The most effective approach is workload-aware optimization. Production ERP systems may justify reserved capacity, premium storage, and higher resilience spend. Development and test environments may be scheduled, rightsized, or rebuilt on demand through automation. Reporting and analytics tiers can often scale independently from transactional systems, reducing the need to overbuild the entire stack for periodic peaks.
Enterprises should also measure modernization ROI beyond infrastructure savings. Reduced deployment failures, faster recovery testing, improved audit evidence, lower downtime exposure, and better environment consistency all contribute to operational value. In finance ERP, these outcomes often matter more than raw hosting cost comparisons.
Executive recommendations for Azure hybrid finance ERP strategy
Executives should treat Azure hybrid cloud for finance ERP as a staged operating model transformation. Start with governance, landing zones, identity, connectivity, and resilience controls before moving critical workloads. Prioritize the architecture domains that reduce operational risk first, then expand into broader modernization and platform engineering initiatives.

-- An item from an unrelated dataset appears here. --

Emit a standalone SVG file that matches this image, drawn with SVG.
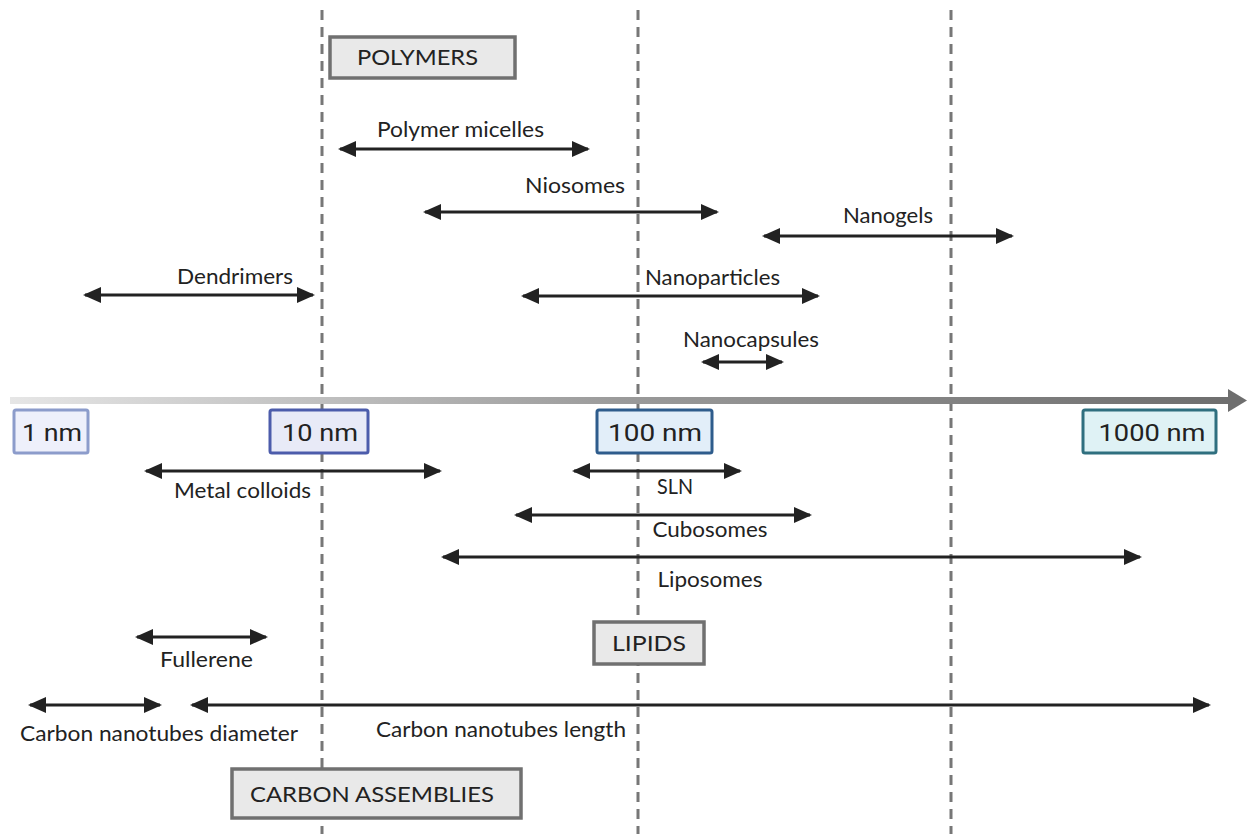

Second, align hybrid patterns to business process criticality. Payment processing, close cycles, tax reporting, and intercompany operations should have explicit resilience and recovery designs. Third, invest in deployment automation and observability early. These capabilities improve control, reduce manual error, and create a scalable foundation for future ERP and SaaS integration. Finally, require measurable outcomes: recovery test success rates, deployment lead time, policy compliance, environment consistency, and cost governance maturity.
For enterprises modernizing finance platforms, Azure hybrid cloud is most effective when it is designed as connected enterprise infrastructure rather than a temporary compromise. With the right governance, resilience engineering, and platform operations model, it becomes a durable foundation for cloud ERP modernization, operational continuity, and long-term scalability.